▸ Given instruction
Everything in the data should be repeated exactly, save for the images.

>>>>

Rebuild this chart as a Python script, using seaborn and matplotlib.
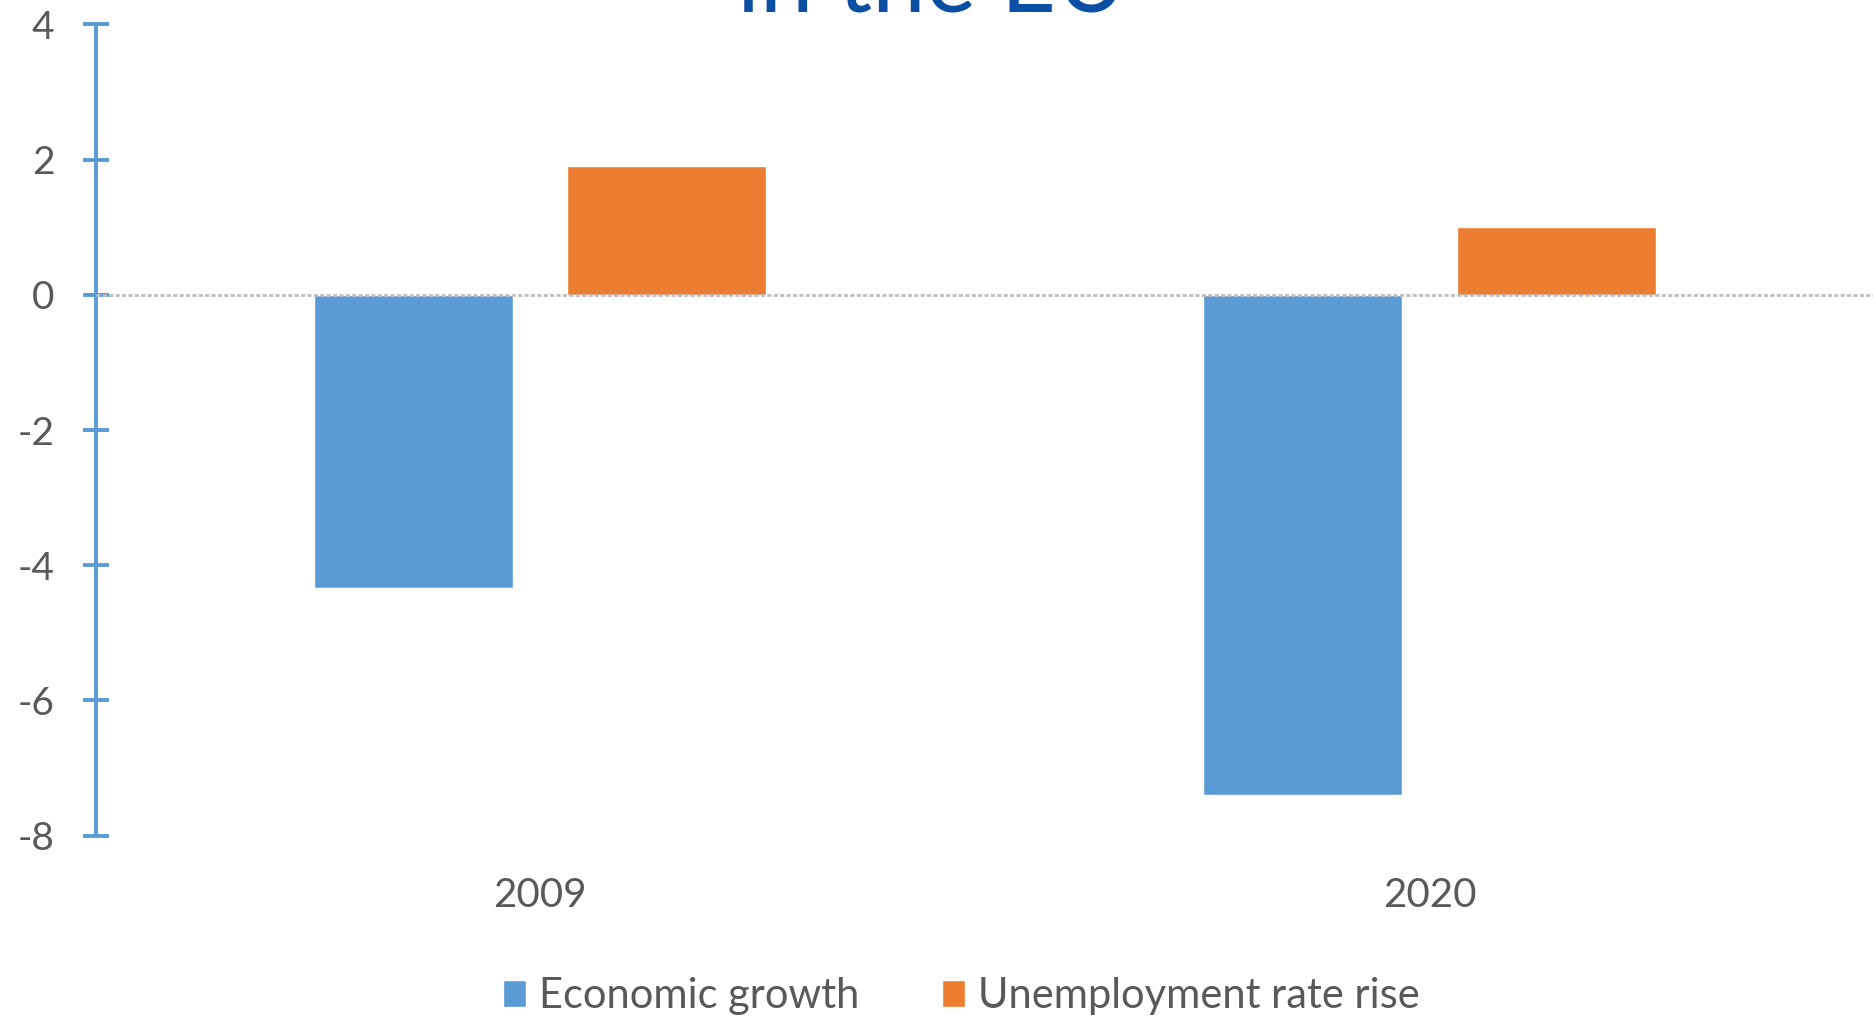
import matplotlib
matplotlib.use("Agg")
import matplotlib.pyplot as plt
import seaborn as sns
import pandas as pd

years = ["2009", "2020"]
series_names = ["Economic growth", "Unemployment rate rise"]
economic_growth = [-4.33, -7.4]
unemployment_rise = [1.9, 1.0]
y_ticks = [-8, -6, -4, -2, 0, 2, 4]
title_text = "in the EU"

df = pd.DataFrame({
    "year": years * 2,
    "series": [series_names[0]] * len(years) + [series_names[1]] * len(years),
    "value": economic_growth + unemployment_rise,
})

sns.set_theme(style="white")
plt.rcParams["font.family"] = ["Lato", "DejaVu Sans"]

fig = plt.figure(figsize=(18.74, 10.19), dpi=100)
ax = fig.add_axes([0.051, 0.18, 0.949, 0.796])

sns.barplot(data=df, x="year", y="value", hue="series", order=years,
            hue_order=series_names, palette=["#5B9BD5", "#ED7D31"],
            width=0.57, gap=0.214, ax=ax, legend=True, saturation=1)

ax.set_ylim(-8, 4)
ax.set_xlim(-0.5, 1.5)
ax.set_yticks(y_ticks)
ax.set_yticklabels([str(t) for t in y_ticks])
ax.set_xlabel("")
ax.set_ylabel("")

for s in ["top", "right", "bottom"]:
    ax.spines[s].set_visible(False)
ax.spines["left"].set_color("#5B9BD5")
ax.spines["left"].set_linewidth(2.8)

ax.tick_params(axis="y", left=True, direction="inout", length=19, width=2.8,
               color="#5B9BD5", labelsize=28, labelcolor="#595959", pad=20)
ax.tick_params(axis="x", bottom=False, length=0, labelsize=29,
               labelcolor="#595959", pad=30)

ax.axhline(0, color="#BFBFBF", lw=2.0, ls=(0, (1.5, 0.8)), zorder=5)

handles, labels = ax.get_legend_handles_labels()
ax.get_legend().remove()
fig.legend(handles, labels, loc="center", bbox_to_anchor=(0.513, 1 - 996 / 1019),
           ncol=2, frameon=False, fontsize=30, handlelength=0.55, handleheight=0.6,
           handletextpad=0.3, columnspacing=2.0, labelcolor="#595959")

fig.text(0.497, 1 - 12 / 1019, title_text, ha="center", va="baseline",
         fontsize=69, color="#0A4FA3")

fig.savefig("out.png", dpi=100)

<<<<

▸ Task response
Rebuild this chart as a Python script, using seaborn and matplotlib.
import matplotlib
matplotlib.use("Agg")
import matplotlib.pyplot as plt
import seaborn as sns
import pandas as pd

years = ["2009", "2020"]
series_names = ["Economic growth", "Unemployment rate rise"]
economic_growth = [-4.33, -7.4]
unemployment_rise = [1.9, 1.0]
y_ticks = [-8, -6, -4, -2, 0, 2, 4]
title_text = "in the EU"

df = pd.DataFrame({
    "year": years * 2,
    "series": [series_names[0]] * len(years) + [series_names[1]] * len(years),
    "value": economic_growth + unemployment_rise,
})

sns.set_theme(style="white")
plt.rcParams["font.family"] = ["Lato", "DejaVu Sans"]

fig = plt.figure(figsize=(18.74, 10.19), dpi=100)
ax = fig.add_axes([0.051, 0.18, 0.949, 0.796])

sns.barplot(data=df, x="year", y="value", hue="series", order=years,
            hue_order=series_names, palette=["#5B9BD5", "#ED7D31"],
            width=0.57, gap=0.214, ax=ax, legend=True, saturation=1)

ax.set_ylim(-8, 4)
ax.set_xlim(-0.5, 1.5)
ax.set_yticks(y_ticks)
ax.set_yticklabels([str(t) for t in y_ticks])
ax.set_xlabel("")
ax.set_ylabel("")

for s in ["top", "right", "bottom"]:
    ax.spines[s].set_visible(False)
ax.spines["left"].set_color("#5B9BD5")
ax.spines["left"].set_linewidth(2.8)

ax.tick_params(axis="y", left=True, direction="inout", length=19, width=2.8,
               color="#5B9BD5", labelsize=28, labelcolor="#595959", pad=20)
ax.tick_params(axis="x", bottom=False, length=0, labelsize=29,
               labelcolor="#595959", pad=30)

ax.axhline(0, color="#BFBFBF", lw=2.0, ls=(0, (1.5, 0.8)), zorder=5)

handles, labels = ax.get_legend_handles_labels()
ax.get_legend().remove()
fig.legend(handles, labels, loc="center", bbox_to_anchor=(0.513, 1 - 996 / 1019),
           ncol=2, frameon=False, fontsize=30, handlelength=0.55, handleheight=0.6,
           handletextpad=0.3, columnspacing=2.0, labelcolor="#595959")

fig.text(0.497, 1 - 12 / 1019, title_text, ha="center", va="baseline",
         fontsize=69, color="#0A4FA3")

fig.savefig("out.png", dpi=100)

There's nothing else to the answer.